I was obsessed with being successful, which stemmed from my fears that took root about 5-6 years ago. A few months after I got into college in 2007, when the economy decided to blow up, life got difficult. My mom got laid off, money was even tighter and everything just went downhill from there. From that point on, my anxiety about money and survival sky rocketed. I tried to ease them through trying to make any money that I could. Which didn't go well till I got my first job in 2009. And the journey there was the very worst years I've lived through.
Even though a lot of time has passed since, the fears that I had then, at least the core ones, are still in play. The whole "survival and security" thing runs deep in me, given that I'm a Taurus but still... Even before that point I didn't feel 100% safe in childhood and beyond. Upheavals just seem to happen around me and I would withdraw into my inner world for some sort of protection to block it all out...
Now my reaction is to fight, to control and do whatever it takes to "make things better" which oddly enough, didn't do jack shit.
All the effort and time I put into trying to be successful so that I wouldn't be in fear, lack or unhappiness has gained me nothing of what I truly wanted. Of course I don't feel that I wasted time, I learned a lot from my journey. But constantly saying that "next year will be better" when it never gets better forced me to look at the way I've been dealing with life.

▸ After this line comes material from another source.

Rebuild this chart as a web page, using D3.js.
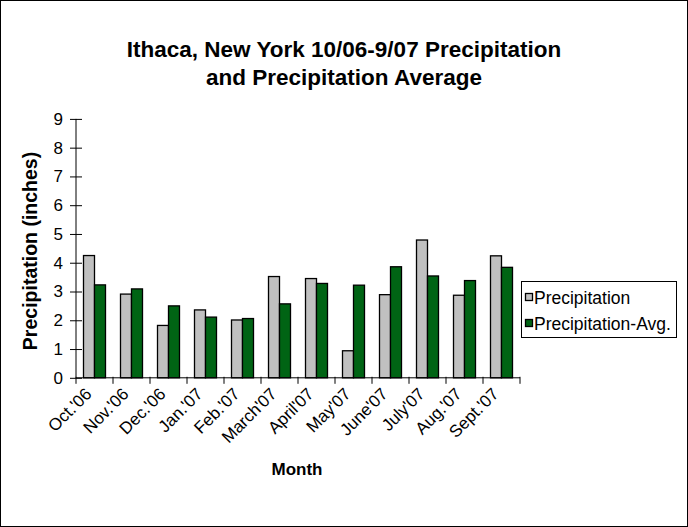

I work, try and put too much focus on shit that has yet to happen. Too much time on preparing for the worst case scenario, my fears, hopes and drams. To the point that I never get far in my external world, though my inner world is quite rich. Seeing all the missed opportunities to just be happy in the present moment than wasting time trying to gain security, validation and success is all too much. I won't beat myself up over it though, I was who I was and I did things that I thought was best for me at the time.
To put it simply, I lost myself in the name of trying to gain success because of my own fearful shadows. I tossed some of my favorite past times to the back burner hoping that my hard work would pay off. And let me tell you it hasn't paid off. And I get really pissy about it too. Whatever the hell lead me to think that hard work, blood and tears pays off never took a baby step in my shoes. There are too many things I can mention that was dead wrong in my pursues, and I'm paying for it in the present by not being happy with myself, my life or how I've been living.
That is why I'm starting this new beginning by being as honest and transparent as possible. I feel like my focus on success lead me astray to who I really am and I'm deciding to reverse that. I'm changing my lifestyle, how I go about life. One where I focus on the present moment. Where I focus on being happy now and not live in the future, feel trapped by the past or my insecurities.
And funny enough, this past year I've been guided back home, to what I truly love again but as a different person...
I've been wanting to indulge in my love for drawing, anime, video games, all things kawaii and branding again. Thus I'm dedicating this blog to the "kawaii lifestyle" and branding for small businesses. Not because I want success or any type of result. I want to put into action what I was trying to gain (in essence) for years now. I want to do what I love, loving what I do as I'm doing it. That will forever be the greatest joy of them all because I'm not conditioning my happiness on anything that is out of my control.
If you want to do something that you love, then fucking do it. Don't wait for that shit.
Your future self will thank you for it once you gather enough memories of happiness rather than of stress and struggle of trying to "get there."